La moda del momento è la notizia dell’immigrato o del gruppo
di immigrati che si prestano gratuitamente a svolgere lavori socialmente utili.
Se lì per lì la cosa può far piacere e dare l’impressione che si stia andando
nella giusta direzione per un’integrazione che sembra sempre più difficile da
raggiungere, dall’altro occorre fare un ragionamento. E il ragionamento parte
da un principio semplice che dovrebbe essere universalmente riconosciuto: il
lavoro va pagato.
Non è giusto che una persona lavori gratis, per nessun
motivo. C’è una storia di lotte sindacali, di rivendicazioni, di violenze
subite dai lavoratori, di diritti negati per giungere ad avere un giusto
salario per l’opera che si presta. L’uomo che lavora gratis non è un uomo
libero, e forse è proprio a questo che si tende, a una sorta di nuovo
schiavismo mascherato da progressismo, una solidarietà finta e pelosa.

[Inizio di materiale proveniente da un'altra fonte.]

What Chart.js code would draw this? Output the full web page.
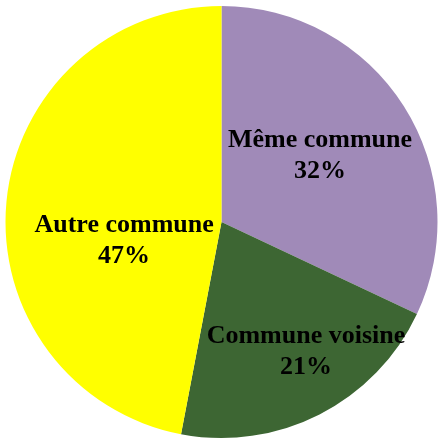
<!DOCTYPE html>
<html>
<head>
<meta charset="utf-8">
<script src="https://cdn.jsdelivr.net/npm/chart.js@4"></script>
<style>
  html, body { margin: 0; padding: 0; background: #fff; }
  #wrap { width: 443px; height: 439px; }
</style>
</head>
<body>
<div id="wrap"><canvas id="pie"></canvas></div>
<script>
const labels = ['Même commune', 'Commune voisine', 'Autre commune'];
const shares = [32, 21, 47];
const colors = ['#A08AB8', '#3D6633', '#FFFF00'];

// label anchor for each slice, as (x, y) fractions of the radius from the centre
const labelAnchor = [[0.456, -0.306], [0.391, 0.602], [-0.451, 0.088]];

const sliceLabels = {
    id: 'sliceLabels',
    afterDatasetsDraw(chart) {
        const ctx = chart.ctx;
        const meta = chart.getDatasetMeta(0);
        ctx.save();
        ctx.font = 'bold 26px "Liberation Serif", "Times New Roman", serif';
        ctx.fillStyle = '#000';
        ctx.textAlign = 'center';
        ctx.textBaseline = 'middle';
        meta.data.forEach((arc, i) => {
            const x = arc.x + labelAnchor[i][0] * arc.outerRadius;
            const y = arc.y + labelAnchor[i][1] * arc.outerRadius;
            ctx.fillText(labels[i], x, y - 15.5);
            ctx.fillText(shares[i] + '%', x, y + 15.5);
        });
        ctx.restore();
    }
};

new Chart(document.getElementById('pie'), {
    type: 'pie',
    data: {
        labels: labels,
        datasets: [{
            data: shares,
            backgroundColor: colors,
            borderWidth: 0
        }]
    },
    options: {
        responsive: true,
        maintainAspectRatio: false,
        animation: false,
        layout: { padding: { top: 6, bottom: 1, left: 0, right: 0 } },
        plugins: {
            legend: { display: false },
            tooltip: { enabled: false }
        }
    },
    plugins: [sliceLabels]
});
</script>
</body>
</html>
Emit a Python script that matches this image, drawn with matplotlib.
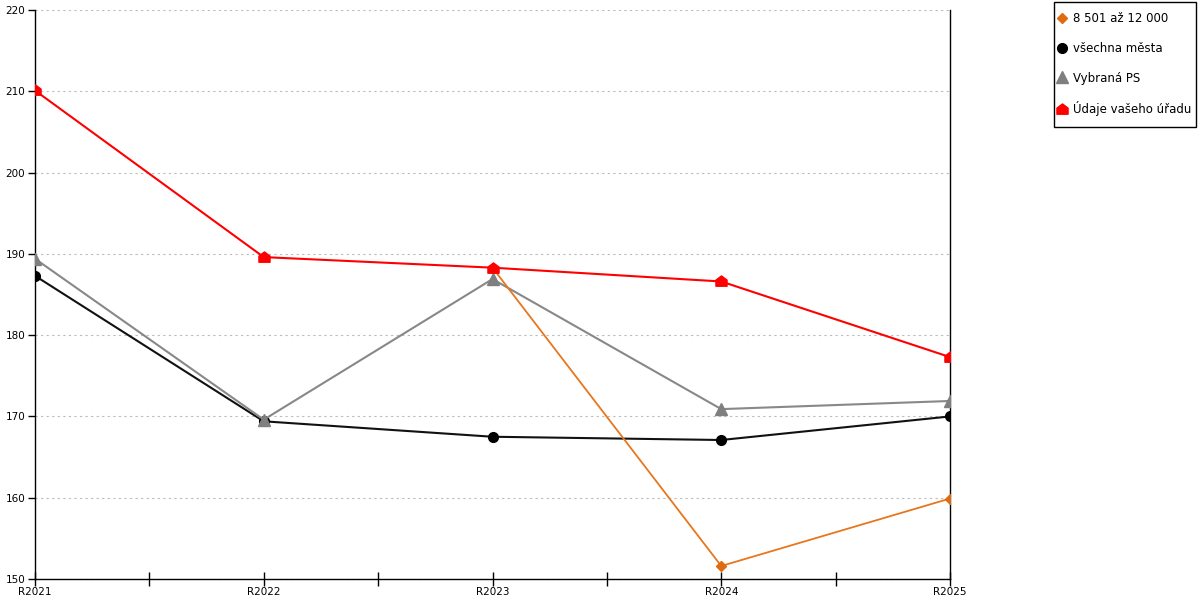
import numpy as np
import matplotlib
matplotlib.use("Agg")
import matplotlib.pyplot as plt
from matplotlib.path import Path
from matplotlib.lines import Line2D
from matplotlib.patches import Rectangle

categories = ["R2021", "R2022", "R2023", "R2024", "R2025"]
s_orange = [np.nan, np.nan, 188.3, 151.6, 159.9]
s_black = [187.3, 169.4, 167.5, 167.1, 170.0]
s_gray = [189.4, 169.6, 186.9, 170.9, 171.9]
s_red = [210.1, 189.6, 188.3, 186.6, 177.3]
labels = ["8 501 až 12 000", "všechna města", "Vybraná PS", "Údaje vašeho úřadu"]
yticks = [150, 160, 170, 180, 190, 200, 210, 220]

plt.rcParams['font.family'] = ['DejaVu Sans']

house = Path([(-1, -0.85), (1, -0.85), (1, 0.25), (0, 1.0), (-1, 0.25), (-1, -0.85)],
             [Path.MOVETO, Path.LINETO, Path.LINETO, Path.LINETO, Path.LINETO, Path.CLOSEPOLY])

W, H = 1200, 600
fig = plt.figure(figsize=(12, 6), dpi=100)
ax = fig.add_axes([35/W, 1 - 579/H, (950 - 35)/W, (579 - 10)/H])
x = np.arange(len(categories))

c_orange = '#e8761c'
c_black = '#000000'
c_gray = '#888888'
c_red = '#ff0000'

m_orange = dict(marker='D', ms=5.5, mfc='#e06a10', mec='#e06a10')
m_black = dict(marker='o', ms=7, mfc=c_black, mec=c_black)
m_gray = dict(marker='^', ms=8, mfc='#7f7f7f', mec='#7f7f7f')
m_red = dict(marker=house, ms=8, mfc=c_red, mec=c_red)

ax.plot(x, s_black, color='#111111', lw=1.5, zorder=3, **m_black)
ax.plot(x, s_gray, color=c_gray, lw=1.5, zorder=4, **m_gray)
ax.plot(x, s_orange, color=c_orange, lw=1.3, zorder=5, **m_orange)
ax.plot(x, s_red, color=c_red, lw=1.5, zorder=6, **m_red)

ax.set_xlim(0, len(categories) - 1)
ax.set_ylim(150, 220)
ax.set_yticks(yticks)
ax.set_yticklabels([str(v) for v in yticks], fontsize=7.5)
ax.set_xticks(x)
ax.set_xticklabels(categories, fontsize=7.5)
ax.set_xticks(x[:-1] + 0.5, minor=True)
ax.tick_params(axis='x', which='both', direction='inout', length=10, width=1, pad=1)
ax.tick_params(axis='y', direction='out', length=5, width=1, pad=2)
ax.yaxis.grid(True, linestyle=(0, (2, 3)), color='#bbbbbb', lw=0.8)
ax.set_axisbelow(True)
ax.spines['top'].set_visible(False)
for s in ['left', 'bottom', 'right']:
    ax.spines[s].set_color('black')
    ax.spines[s].set_linewidth(1)

handles = [
    Line2D([], [], ls='none', **m_orange),
    Line2D([], [], ls='none', **m_black),
    Line2D([], [], ls='none', **m_gray),
    Line2D([], [], ls='none', **m_red),
]
leg = fig.legend(handles, labels, loc='upper left', bbox_to_anchor=(1057/W, 1 - 12/H),
                 frameon=False, fontsize=8.5,
                 labelspacing=1.42, handlelength=0.8, handletextpad=0.55,
                 borderpad=0, borderaxespad=0)
fig.patches.append(Rectangle((1054/W, 1 - 127/H), (1196 - 1054)/W, (127 - 2)/H,
                             transform=fig.transFigure, fill=False, edgecolor='black', lw=1))

fig.savefig('out.png', dpi=100)
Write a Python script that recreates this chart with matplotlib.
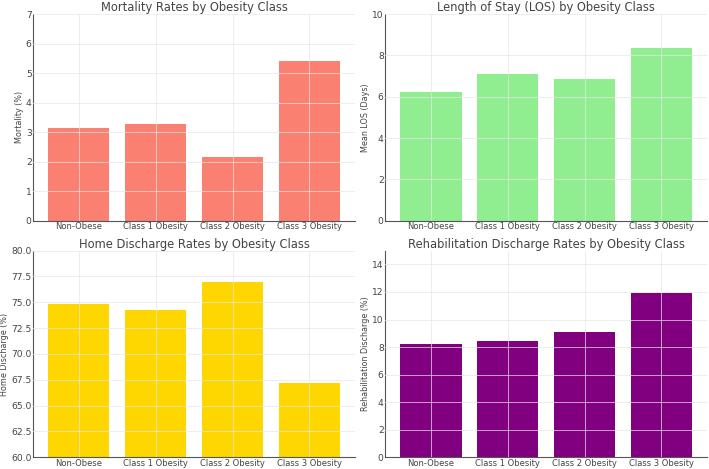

Nello stesso tempo si crea un danno al lavoro regolarmente
retribuito, perché si innesca un sistema di abbassamento coatto del costo del
lavoro, una sorta di concorrenza estrema che può soltanto aggravare la già difficile
situazione economica. Quando l’ente pubblico commissiona un lavoro a immigrati,
richiedenti asilo, detenuti e altre categorie in situazioni di disagio, in
realtà crea un danno al mercato del lavoro regolare, perché quel lavoro
andrebbe svolto da manovalanza regolare e regolarmente pagata mentre, se svolto
gratis sotto forme di volontariato, crea una perdita di lavoro a chi lavora
regolarmente.
Quando leggiamo di immigrati, detenuti e quant’altro che
svolgono lavori socialmente utili per il Comune o per questa o quella
amministrazione, stiamo assistendo allo sfruttamento del lavoro e alla
depauperazione dei lavoratori. Quindi c’è poco da plaudire.